Direction - Retype only what runs from the beginning of the data through the line with "const weightKgTicks = [0,10,20,30,40,50,60,70];"; please omit the pictures and keep every line exact.

Supplied data -

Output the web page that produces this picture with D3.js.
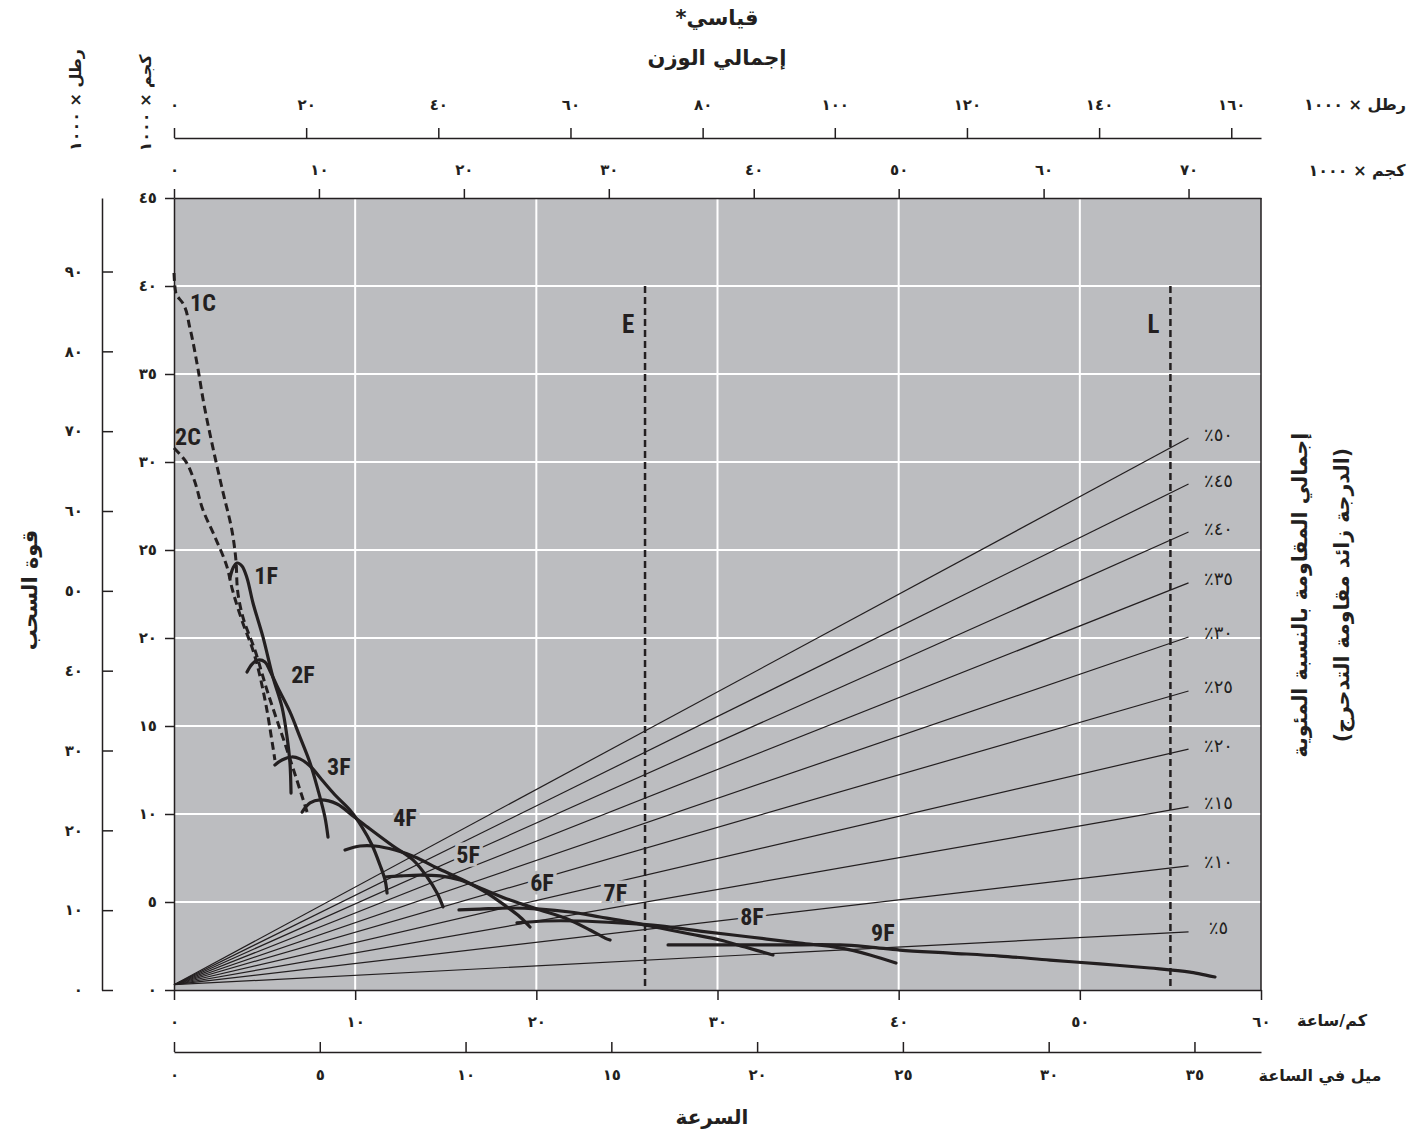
<!DOCTYPE html>
<html><head><meta charset="utf-8">
<script src="https://cdn.jsdelivr.net/npm/d3@7"></script>
<style>
body{margin:0;background:#fff}
svg{display:block}
text{fill:#231f20}
</style>
</head><body>
<svg id="c" width="1424" height="1137"></svg>
<script>
// ---------------- DATA ----------------
const speedKmTicks = [0,10,20,30,40,50,60];
const speedMphTicks = [0,5,10,15,20,25,30,35];
const pullKgTicks = [0,5,10,15,20,25,30,35,40,45];
const pullLbsTicks = [0,10,20,30,40,50,60,70,80,90];
const weightLbsTicks = [0,20,40,60,80,100,120,140,160];
const weightKgTicks = [0,10,20,30,40,50,60,70];

// Tractive-effort curves: [speed km/h, pull (x1000 kg)]
const curve1C = [[0,40.74],[0.1,39.6],[0.5,39.0],[0.88,37.6],[1.27,35.6],[1.65,33.3],[2.15,30.8],[2.7,28.3],[3.2,26.1],[3.42,24.4],[3.5,22.8],[3.8,21.2],[4.47,19.3],[5.13,17.05],[6.24,13.64],[7.4,9.94]];
const curve2C = [[0,30.8],[0.6,30.1],[1.05,29.15],[1.6,27.27],[2.26,25.74],[2.93,24.03],[3.2,22.84],[3.75,21.0],[4.36,19.3],[5.02,16.5],[5.4,14.2],[5.57,13.07]];
const curve1F = [[3.09,23.41],[3.26,23.98],[3.48,24.26],[3.75,24.09],[4.03,23.41],[4.36,21.99],[4.91,20.06],[5.46,17.78],[5.96,16.08],[6.24,14.38],[6.40,12.9],[6.46,11.19]];
const curve2F = [[4.03,18.07],[4.31,18.52],[4.64,18.75],[5.02,18.64],[5.30,18.13],[5.74,17.16],[6.40,15.8],[6.95,14.38],[7.51,12.9],[7.95,11.36],[8.33,9.83],[8.50,8.69]];
const curve3F = [[5.57,12.78],[5.96,13.07],[6.51,13.24],[6.95,13.13],[7.51,12.73],[8.17,11.93],[8.89,11.08],[9.71,10.23],[10.38,9.26],[10.93,8.24],[11.37,7.10],[11.65,6.25],[11.76,5.51]];
const curve4F = [[7.07,10.11],[7.51,10.63],[8.06,10.80],[9.0,10.57],[9.88,9.89],[10.82,9.15],[12.09,8.18],[13.19,7.39],[13.97,6.42],[14.52,5.51],[14.85,4.72]];
const curve5F = [[9.44,7.95],[10.27,8.18],[11.09,8.18],[12.2,7.95],[13.3,7.56],[14.52,6.93],[15.95,6.25],[17.28,5.51],[18.38,4.72],[19.1,4.15],[19.65,3.58]];
const curve6F = [[11.65,6.42],[12.48,6.48],[13.58,6.53],[14.69,6.48],[15.79,6.25],[17.17,5.68],[18.55,5.11],[20.2,4.55],[21.58,4.09],[22.96,3.41],[23.79,2.95],[24.07,2.84]];
const curve7F = [[15.73,4.55],[16.89,4.6],[18.55,4.66],[20.2,4.6],[21.86,4.43],[23.52,4.15],[25.17,3.86],[26.83,3.52],[28.49,3.18],[30.14,2.84],[31.52,2.44],[33.06,1.99]];
const curve8F = [[18.93,3.81],[20.48,3.92],[22.41,3.92],[24.62,3.81],[26.83,3.64],[29.03,3.35],[31.79,3.01],[34.55,2.67],[36.76,2.39],[38.42,1.99],[39.85,1.53]];
const curve9F = [[27.27,2.56],[30.14,2.56],[33.45,2.56],[36.76,2.56],[38.42,2.44],[40.07,2.27],[42.83,2.1],[45.59,1.93],[48.35,1.7],[51.11,1.48],[53.87,1.25],[56.08,1.02],[57.46,0.74]];

const curveNames = ["1C","2C","1F","2F","3F","4F","5F","6F","7F","8F","9F"];
const curveData  = [curve1C,curve2C,curve1F,curve2F,curve3F,curve4F,curve5F,curve6F,curve7F,curve8F,curve9F];
const curveDashed = [true,true,false,false,false,false,false,false,false,false,false];
// label anchor for each curve, in data units [km/h, pull]
const curveLabelAt = [[1.6,39.03],[0.77,31.42],[5.08,23.52],[7.12,17.9],[9.1,12.67],[12.75,9.77],[16.23,7.67],[20.31,6.08],[24.36,5.51],[31.9,4.15],[39.13,3.24]];
const curveLabelHalo = [false,false,false,false,false,true,true,true,true,true,true];

// Grade resistance rays
const gradePercents = [5,10,15,20,25,30,35,40,45,50];
const gradeEndPull  = [3.3,7.05,10.4,13.69,16.99,20.06,23.13,26.02,28.75,31.36];
const rayStartPull = 0.3;
const rayEndSpeed = 56;

// Speed limits
const limitNames = ["E","L"];
const limitSpeeds = [26,55];
const limitTopPull = 40;

// ---------------- HELPERS ----------------
const ar = v => String(v).replace(/[0-9]/g, d => String.fromCharCode(0x0660 + +d));
const INK = "#231f20";
const BG = "#bcbdc0";
const AFONT = "'DejaVu Sans', sans-serif";
const LFONT = "'Liberation Sans Narrow','Roboto Condensed','Liberation Sans',Arial,sans-serif";

const L = 174, R = 1261, T = 198, B = 990;
const x = d3.scaleLinear().domain([0,60]).range([L,R]);
const xMph = d3.scaleLinear().domain([0,60/1.609344]).range([L,R]);
const y = d3.scaleLinear().domain([0,45]).range([B,T]);
const yLbs = d3.scaleLinear().domain([0,45*2.20462]).range([B,T]);
const wKg = d3.scaleLinear().domain([0,75]).range([L,R]);
const wLbs = d3.scaleLinear().domain([0,164.5]).range([L,R]);

const svg = d3.select("#c");

// plot background
svg.append("rect").attr("x",L).attr("y",T).attr("width",R-L).attr("height",B-T).attr("fill",BG);

// grid
const grid = svg.append("g").attr("stroke","#fff").attr("stroke-width",2);
grid.selectAll(".gx").data(speedKmTicks.slice(1,-1)).join("line")
  .attr("x1",d=>x(d)).attr("x2",d=>x(d)).attr("y1",T).attr("y2",B);
grid.selectAll(".gy").data(pullKgTicks.slice(1,-1)).join("line")
  .attr("y1",d=>y(d)).attr("y2",d=>y(d)).attr("x1",L).attr("x2",R);

// rays
const rays = svg.append("g").attr("stroke",INK).attr("stroke-width",1.2);
rays.selectAll("line").data(gradePercents).join("line")
  .attr("x1",x(0)).attr("y1",y(rayStartPull))
  .attr("x2",x(rayEndSpeed)).attr("y2",(d,i)=>y(gradeEndPull[i]));
svg.append("g").selectAll("text").data(gradePercents).join("text")
  .attr("x",x(rayEndSpeed)+30).attr("y",(d,i)=>y(gradeEndPull[i])-4)
  .attr("direction","rtl").attr("text-anchor","middle").attr("dominant-baseline","central")
  .attr("font-family",AFONT).attr("font-size",18).attr("letter-spacing",1)
  .text(d=>ar(d)+"٪");

// E / L limits
const lim = svg.append("g");
lim.selectAll("line").data(limitSpeeds).join("line")
  .attr("x1",d=>x(d)).attr("x2",d=>x(d)).attr("y1",y(limitTopPull)).attr("y2",B)
  .attr("stroke",INK).attr("stroke-width",2.5).attr("stroke-dasharray","7,4");
lim.selectAll("text").data(limitNames).join("text")
  .attr("x",(d,i)=>x(limitSpeeds[i])-17).attr("y",y(37.8))
  .attr("text-anchor","middle").attr("dominant-baseline","central")
  .attr("font-family",LFONT).attr("font-weight","bold").attr("font-size",25)
  .text(d=>d);

// labels with halo (drawn before curves so curves stay on top)
svg.append("g").selectAll("text").data(curveNames).join("text")
  .attr("x",(d,i)=>x(curveLabelAt[i][0])).attr("y",(d,i)=>y(curveLabelAt[i][1]))
  .attr("text-anchor","middle").attr("dominant-baseline","central")
  .attr("font-family",LFONT).attr("font-weight","bold").attr("font-size",24)
  .attr("stroke",(d,i)=>curveLabelHalo[i]?BG:"none").attr("stroke-width",7)
  .attr("paint-order","stroke")
  .text(d=>d);

// curves
const lineSolid = d3.line().x(d=>x(d[0])).y(d=>y(d[1])).curve(d3.curveCatmullRom.alpha(0.5));
const lineDash = d3.line().x(d=>x(d[0])).y(d=>y(d[1])).curve(d3.curveMonotoneY);
const cg = svg.append("g").attr("fill","none").attr("stroke",INK);
cg.selectAll("path").data(curveData).join("path")
  .attr("d",(d,i)=>curveDashed[i]?lineDash(d):lineSolid(d))
  .attr("stroke-width",(d,i)=>curveDashed[i]?3:3.2)
  .attr("stroke-dasharray",(d,i)=>curveDashed[i]?"8,4.5":null)
  .attr("stroke-linecap",(d,i)=>curveDashed[i]?"butt":"round");

// plot frame (right border)
svg.append("line").attr("x1",R).attr("x2",R).attr("y1",T).attr("y2",B).attr("stroke",INK).attr("stroke-width",1.5);

// ---------------- AXES ----------------
function styleAxis(g){
  g.select(".domain").attr("stroke",INK).attr("stroke-width",1.5);
  g.selectAll(".tick line").attr("stroke",INK).attr("stroke-width",1.5);
  g.selectAll(".tick text").attr("font-family",AFONT).attr("font-weight","bold")
    .attr("font-size",15).attr("letter-spacing",2).attr("fill",INK);
}
svg.append("g").attr("transform",`translate(0,${B})`)
  .call(d3.axisBottom(x).tickValues(speedKmTicks).tickFormat(ar).tickSizeInner(10).tickSizeOuter(0).tickPadding(16))
  .call(styleAxis);
svg.append("g").attr("transform",`translate(0,1052)`)
  .call(d3.axisBottom(xMph).tickValues(speedMphTicks).tickFormat(ar).tickSizeInner(-10).tickSizeOuter(0).tickPadding(17))
  .call(styleAxis);
svg.append("g").attr("transform",`translate(${L},0)`)
  .call(d3.axisLeft(y).tickValues(pullKgTicks).tickFormat(ar).tickSizeInner(9).tickSizeOuter(0).tickPadding(8))
  .call(styleAxis);
svg.append("g").attr("transform",`translate(102,0)`)
  .call(d3.axisLeft(yLbs).tickValues(pullLbsTicks).tickFormat(ar).tickSizeInner(-11).tickSizeOuter(0).tickPadding(19))
  .call(styleAxis);
svg.append("g").attr("transform",`translate(0,138)`)
  .call(d3.axisTop(wLbs).tickValues(weightLbsTicks).tickFormat(ar).tickSizeInner(10).tickSizeOuter(0).tickPadding(18))
  .call(styleAxis);
svg.append("g").attr("transform",`translate(0,${T})`)
  .call(d3.axisTop(wKg).tickValues(weightKgTicks).tickFormat(ar).tickSizeInner(9).tickSizeOuter(0).tickPadding(14))
  .call(styleAxis);

// ---------------- TITLES ----------------
function t(xp, yp, txt, size, opts={}){
  const e = svg.append("text").attr("x",xp).attr("y",yp)
    .attr("font-family",AFONT).attr("font-weight",opts.weight||"bold").attr("font-size",size)
    .attr("text-anchor",opts.anchor||"middle").attr("dominant-baseline","central")
    .attr("direction","rtl");
  if(opts.num){
    e.append("tspan").text(txt);
    e.append("tspan").attr("letter-spacing",opts.ls||4).text(opts.num);
  } else e.text(txt);
  if(opts.rot) e.attr("transform",`rotate(${opts.rot},${xp},${yp})`);
  return e;
}
t(717,18,"قياسي*",21);
t(717,58,"إجمالي الوزن",21);
t(1355,104,"رطل × ",16,{num:"١٠٠٠"});
t(1357,170,"كجم × ",16,{num:"١٠٠٠"});
t(1332,1020,"كم/ساعة",16);
t(1320,1075,"ميل في الساعة",16);
t(712,1117,"السرعة",20);
t(30,590,"قوة السحب",21,{rot:-90});
t(75,100,"رطل × ",16,{num:"١٠٠٠",rot:-90});
t(145,103,"كجم × ",16,{num:"١٠٠٠",rot:-90});
t(1300,595,"إجمالي المقاومة بالنسبة المئوية",20.5,{rot:-90});
t(1342,595,"(الدرجة زائد مقاومة التدحرج)",20.5,{rot:-90});
</script>
</body></html>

Expected answer -
Output the web page that produces this picture with D3.js.
<!DOCTYPE html>
<html><head><meta charset="utf-8">
<script src="https://cdn.jsdelivr.net/npm/d3@7"></script>
<style>
body{margin:0;background:#fff}
svg{display:block}
text{fill:#231f20}
</style>
</head><body>
<svg id="c" width="1424" height="1137"></svg>
<script>
// ---------------- DATA ----------------
const speedKmTicks = [0,10,20,30,40,50,60];
const speedMphTicks = [0,5,10,15,20,25,30,35];
const pullKgTicks = [0,5,10,15,20,25,30,35,40,45];
const pullLbsTicks = [0,10,20,30,40,50,60,70,80,90];
const weightLbsTicks = [0,20,40,60,80,100,120,140,160];
const weightKgTicks = [0,10,20,30,40,50,60,70];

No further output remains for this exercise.